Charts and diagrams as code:
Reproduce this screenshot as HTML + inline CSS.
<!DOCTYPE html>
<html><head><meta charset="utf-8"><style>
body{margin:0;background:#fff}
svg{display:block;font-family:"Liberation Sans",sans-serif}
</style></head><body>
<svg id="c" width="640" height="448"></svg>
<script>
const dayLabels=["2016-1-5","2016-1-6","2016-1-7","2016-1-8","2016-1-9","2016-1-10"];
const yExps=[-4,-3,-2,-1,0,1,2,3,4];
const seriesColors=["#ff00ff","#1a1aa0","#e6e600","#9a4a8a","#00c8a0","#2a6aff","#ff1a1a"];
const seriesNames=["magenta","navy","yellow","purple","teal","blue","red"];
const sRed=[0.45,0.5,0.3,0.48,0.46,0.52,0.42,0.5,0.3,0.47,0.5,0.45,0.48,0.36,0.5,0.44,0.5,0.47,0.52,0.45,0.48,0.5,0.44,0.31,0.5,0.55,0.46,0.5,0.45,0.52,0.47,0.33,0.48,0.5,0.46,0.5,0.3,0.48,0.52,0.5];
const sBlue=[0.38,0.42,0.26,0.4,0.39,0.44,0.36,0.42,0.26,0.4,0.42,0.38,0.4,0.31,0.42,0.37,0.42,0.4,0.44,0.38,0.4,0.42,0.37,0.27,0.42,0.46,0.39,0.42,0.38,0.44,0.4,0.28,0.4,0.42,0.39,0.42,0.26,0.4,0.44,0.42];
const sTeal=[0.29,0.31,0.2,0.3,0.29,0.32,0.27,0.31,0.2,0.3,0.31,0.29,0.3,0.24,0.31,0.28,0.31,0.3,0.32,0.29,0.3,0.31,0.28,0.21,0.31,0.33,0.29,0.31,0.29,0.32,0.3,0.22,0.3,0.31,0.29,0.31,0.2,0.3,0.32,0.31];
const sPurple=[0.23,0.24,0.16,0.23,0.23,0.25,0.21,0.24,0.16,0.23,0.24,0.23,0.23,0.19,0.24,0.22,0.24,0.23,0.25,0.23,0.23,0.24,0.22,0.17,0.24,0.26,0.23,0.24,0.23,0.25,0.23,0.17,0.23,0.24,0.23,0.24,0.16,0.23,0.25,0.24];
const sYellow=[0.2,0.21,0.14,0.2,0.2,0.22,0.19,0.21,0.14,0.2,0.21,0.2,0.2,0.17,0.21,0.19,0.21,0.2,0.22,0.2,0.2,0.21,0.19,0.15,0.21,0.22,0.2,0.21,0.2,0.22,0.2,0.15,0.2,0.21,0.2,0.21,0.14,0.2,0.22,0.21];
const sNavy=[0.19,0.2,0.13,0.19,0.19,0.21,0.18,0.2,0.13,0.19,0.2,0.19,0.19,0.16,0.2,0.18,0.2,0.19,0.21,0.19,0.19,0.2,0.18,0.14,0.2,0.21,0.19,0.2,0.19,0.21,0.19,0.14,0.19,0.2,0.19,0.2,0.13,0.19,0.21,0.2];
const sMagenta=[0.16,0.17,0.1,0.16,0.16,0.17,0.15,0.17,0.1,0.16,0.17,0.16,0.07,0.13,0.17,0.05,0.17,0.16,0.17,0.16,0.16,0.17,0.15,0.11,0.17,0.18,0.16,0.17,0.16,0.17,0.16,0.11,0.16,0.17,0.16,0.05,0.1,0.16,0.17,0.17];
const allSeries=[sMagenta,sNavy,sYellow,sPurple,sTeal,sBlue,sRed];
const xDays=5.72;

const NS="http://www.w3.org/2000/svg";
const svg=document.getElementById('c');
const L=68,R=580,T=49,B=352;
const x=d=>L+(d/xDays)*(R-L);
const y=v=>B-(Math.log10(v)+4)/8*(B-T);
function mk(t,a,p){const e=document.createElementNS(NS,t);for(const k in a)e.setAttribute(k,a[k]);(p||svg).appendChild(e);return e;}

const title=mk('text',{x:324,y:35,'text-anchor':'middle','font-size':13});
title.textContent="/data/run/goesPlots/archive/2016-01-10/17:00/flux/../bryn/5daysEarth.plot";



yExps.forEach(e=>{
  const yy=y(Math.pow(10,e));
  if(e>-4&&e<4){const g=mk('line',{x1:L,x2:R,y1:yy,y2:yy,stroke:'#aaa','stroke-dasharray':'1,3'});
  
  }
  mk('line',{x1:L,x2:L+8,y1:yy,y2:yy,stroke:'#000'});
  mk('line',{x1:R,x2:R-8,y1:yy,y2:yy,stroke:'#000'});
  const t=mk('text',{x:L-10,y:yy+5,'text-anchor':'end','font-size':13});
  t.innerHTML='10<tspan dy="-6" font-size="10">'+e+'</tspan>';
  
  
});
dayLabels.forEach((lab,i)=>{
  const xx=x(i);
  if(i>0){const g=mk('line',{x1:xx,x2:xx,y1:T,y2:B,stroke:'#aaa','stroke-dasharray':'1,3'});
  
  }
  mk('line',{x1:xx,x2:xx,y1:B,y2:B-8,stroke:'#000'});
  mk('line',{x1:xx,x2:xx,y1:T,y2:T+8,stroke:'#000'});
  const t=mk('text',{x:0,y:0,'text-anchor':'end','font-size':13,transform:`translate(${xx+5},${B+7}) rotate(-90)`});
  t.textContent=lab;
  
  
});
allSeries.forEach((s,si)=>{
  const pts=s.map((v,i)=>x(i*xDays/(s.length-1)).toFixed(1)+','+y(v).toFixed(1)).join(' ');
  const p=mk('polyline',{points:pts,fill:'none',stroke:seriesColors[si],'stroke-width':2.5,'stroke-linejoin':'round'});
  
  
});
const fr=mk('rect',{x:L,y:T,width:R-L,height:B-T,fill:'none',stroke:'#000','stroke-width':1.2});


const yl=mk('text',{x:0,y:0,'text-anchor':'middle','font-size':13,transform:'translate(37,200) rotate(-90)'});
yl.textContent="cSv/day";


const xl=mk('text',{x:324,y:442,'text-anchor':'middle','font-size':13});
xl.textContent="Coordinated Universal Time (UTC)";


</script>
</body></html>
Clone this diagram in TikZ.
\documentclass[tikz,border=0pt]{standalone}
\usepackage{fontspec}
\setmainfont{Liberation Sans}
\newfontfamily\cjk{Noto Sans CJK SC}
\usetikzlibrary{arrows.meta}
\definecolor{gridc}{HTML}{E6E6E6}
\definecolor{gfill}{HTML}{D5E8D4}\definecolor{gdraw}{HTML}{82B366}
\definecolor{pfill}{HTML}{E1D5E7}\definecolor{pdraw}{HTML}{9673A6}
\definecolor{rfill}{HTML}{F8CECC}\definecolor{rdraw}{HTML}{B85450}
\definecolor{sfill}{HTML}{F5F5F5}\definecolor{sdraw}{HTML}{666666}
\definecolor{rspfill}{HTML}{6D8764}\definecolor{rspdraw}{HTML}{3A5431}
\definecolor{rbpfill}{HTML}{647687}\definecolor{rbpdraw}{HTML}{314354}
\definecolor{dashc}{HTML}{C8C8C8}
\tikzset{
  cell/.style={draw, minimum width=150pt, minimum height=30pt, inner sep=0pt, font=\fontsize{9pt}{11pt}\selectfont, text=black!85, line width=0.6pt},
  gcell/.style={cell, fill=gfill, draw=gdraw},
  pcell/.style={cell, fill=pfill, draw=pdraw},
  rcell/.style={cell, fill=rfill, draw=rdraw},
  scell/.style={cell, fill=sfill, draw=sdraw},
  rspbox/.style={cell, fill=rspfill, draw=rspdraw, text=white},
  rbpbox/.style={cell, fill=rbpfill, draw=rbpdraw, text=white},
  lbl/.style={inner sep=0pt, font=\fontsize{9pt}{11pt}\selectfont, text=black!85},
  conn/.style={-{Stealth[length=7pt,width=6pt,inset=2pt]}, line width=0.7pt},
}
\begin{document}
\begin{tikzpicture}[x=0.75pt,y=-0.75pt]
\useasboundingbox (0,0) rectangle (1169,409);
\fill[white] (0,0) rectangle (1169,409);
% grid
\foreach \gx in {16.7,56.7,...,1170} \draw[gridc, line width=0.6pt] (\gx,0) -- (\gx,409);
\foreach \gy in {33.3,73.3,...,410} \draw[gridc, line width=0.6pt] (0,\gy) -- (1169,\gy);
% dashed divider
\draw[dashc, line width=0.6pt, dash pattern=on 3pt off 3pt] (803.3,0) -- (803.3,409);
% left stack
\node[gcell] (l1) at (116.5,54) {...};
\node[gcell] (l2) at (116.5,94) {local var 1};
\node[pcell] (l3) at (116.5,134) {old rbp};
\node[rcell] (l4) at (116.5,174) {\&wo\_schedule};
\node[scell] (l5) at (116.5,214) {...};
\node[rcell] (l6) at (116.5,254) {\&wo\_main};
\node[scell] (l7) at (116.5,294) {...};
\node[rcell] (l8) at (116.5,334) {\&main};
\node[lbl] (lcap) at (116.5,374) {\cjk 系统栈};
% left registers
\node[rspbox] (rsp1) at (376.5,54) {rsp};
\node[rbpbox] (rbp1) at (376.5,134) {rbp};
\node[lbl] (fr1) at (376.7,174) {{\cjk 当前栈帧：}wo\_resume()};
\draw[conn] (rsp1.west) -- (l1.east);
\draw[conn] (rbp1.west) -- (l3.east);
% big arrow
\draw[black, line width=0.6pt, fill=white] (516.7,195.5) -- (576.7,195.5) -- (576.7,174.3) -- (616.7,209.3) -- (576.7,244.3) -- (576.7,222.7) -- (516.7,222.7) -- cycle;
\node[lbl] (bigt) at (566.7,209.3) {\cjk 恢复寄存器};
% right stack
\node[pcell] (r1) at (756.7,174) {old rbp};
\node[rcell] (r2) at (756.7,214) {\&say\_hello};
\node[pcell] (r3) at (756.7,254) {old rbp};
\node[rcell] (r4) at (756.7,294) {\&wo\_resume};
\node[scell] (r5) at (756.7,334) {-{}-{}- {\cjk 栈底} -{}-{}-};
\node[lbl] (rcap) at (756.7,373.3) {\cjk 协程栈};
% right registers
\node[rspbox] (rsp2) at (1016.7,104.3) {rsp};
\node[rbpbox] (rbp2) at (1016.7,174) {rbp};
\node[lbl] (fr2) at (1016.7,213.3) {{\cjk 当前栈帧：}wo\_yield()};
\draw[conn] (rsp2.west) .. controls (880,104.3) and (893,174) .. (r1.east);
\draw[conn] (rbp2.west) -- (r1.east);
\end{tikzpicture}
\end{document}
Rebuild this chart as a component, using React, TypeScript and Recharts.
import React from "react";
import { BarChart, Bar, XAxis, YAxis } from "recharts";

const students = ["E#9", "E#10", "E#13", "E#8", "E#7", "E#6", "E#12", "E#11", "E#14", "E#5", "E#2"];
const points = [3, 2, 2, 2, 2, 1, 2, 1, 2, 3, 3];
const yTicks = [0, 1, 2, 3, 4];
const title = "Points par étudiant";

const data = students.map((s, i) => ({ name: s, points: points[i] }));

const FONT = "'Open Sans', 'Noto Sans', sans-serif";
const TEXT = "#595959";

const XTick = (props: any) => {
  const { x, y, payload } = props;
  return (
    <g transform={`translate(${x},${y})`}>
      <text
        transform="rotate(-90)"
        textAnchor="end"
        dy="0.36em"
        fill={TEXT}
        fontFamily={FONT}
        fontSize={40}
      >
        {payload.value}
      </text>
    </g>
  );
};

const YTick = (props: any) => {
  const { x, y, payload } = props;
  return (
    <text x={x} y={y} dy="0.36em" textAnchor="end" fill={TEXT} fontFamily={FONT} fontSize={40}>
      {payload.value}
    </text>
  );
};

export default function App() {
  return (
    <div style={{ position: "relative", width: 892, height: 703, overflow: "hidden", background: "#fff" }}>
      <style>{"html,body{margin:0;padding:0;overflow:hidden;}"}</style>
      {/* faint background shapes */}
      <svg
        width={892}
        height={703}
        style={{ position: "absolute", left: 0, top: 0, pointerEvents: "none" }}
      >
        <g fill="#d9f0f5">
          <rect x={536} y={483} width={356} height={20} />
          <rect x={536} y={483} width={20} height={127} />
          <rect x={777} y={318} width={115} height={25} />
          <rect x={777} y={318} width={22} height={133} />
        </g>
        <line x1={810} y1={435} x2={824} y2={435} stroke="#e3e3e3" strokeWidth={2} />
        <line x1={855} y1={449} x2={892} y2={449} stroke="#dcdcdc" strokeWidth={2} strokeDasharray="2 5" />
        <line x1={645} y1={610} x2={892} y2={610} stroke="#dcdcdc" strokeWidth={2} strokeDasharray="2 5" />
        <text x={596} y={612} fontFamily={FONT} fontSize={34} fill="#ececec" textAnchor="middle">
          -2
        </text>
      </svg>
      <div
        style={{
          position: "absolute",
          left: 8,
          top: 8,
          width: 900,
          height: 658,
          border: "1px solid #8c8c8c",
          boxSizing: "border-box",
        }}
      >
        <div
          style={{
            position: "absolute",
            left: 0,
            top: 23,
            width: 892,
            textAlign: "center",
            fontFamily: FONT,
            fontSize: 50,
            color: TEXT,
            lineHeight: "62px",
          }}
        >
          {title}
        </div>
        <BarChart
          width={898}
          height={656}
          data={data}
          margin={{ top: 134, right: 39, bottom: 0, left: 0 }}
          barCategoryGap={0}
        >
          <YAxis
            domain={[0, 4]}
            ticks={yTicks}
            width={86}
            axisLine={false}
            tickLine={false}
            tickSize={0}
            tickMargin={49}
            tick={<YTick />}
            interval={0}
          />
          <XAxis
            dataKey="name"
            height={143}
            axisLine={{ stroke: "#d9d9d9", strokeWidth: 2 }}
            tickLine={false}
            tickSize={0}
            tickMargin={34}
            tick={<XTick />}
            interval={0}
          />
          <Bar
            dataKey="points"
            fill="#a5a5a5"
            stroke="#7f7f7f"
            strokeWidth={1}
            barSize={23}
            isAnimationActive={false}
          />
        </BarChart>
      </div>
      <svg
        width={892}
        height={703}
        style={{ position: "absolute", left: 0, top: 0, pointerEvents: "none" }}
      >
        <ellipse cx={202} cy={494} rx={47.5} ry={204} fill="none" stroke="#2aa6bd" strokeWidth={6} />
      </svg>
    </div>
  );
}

Aim:
Give again, word for word, only the lines running from the line with "Rebuild this chart" through the line with "Bar, XAxis, YAxis"; include both of those lines.

Exercise answer:
Rebuild this chart as a component, using React, TypeScript and Recharts.
import React from "react";
import { BarChart, Bar, XAxis, YAxis } from "recharts";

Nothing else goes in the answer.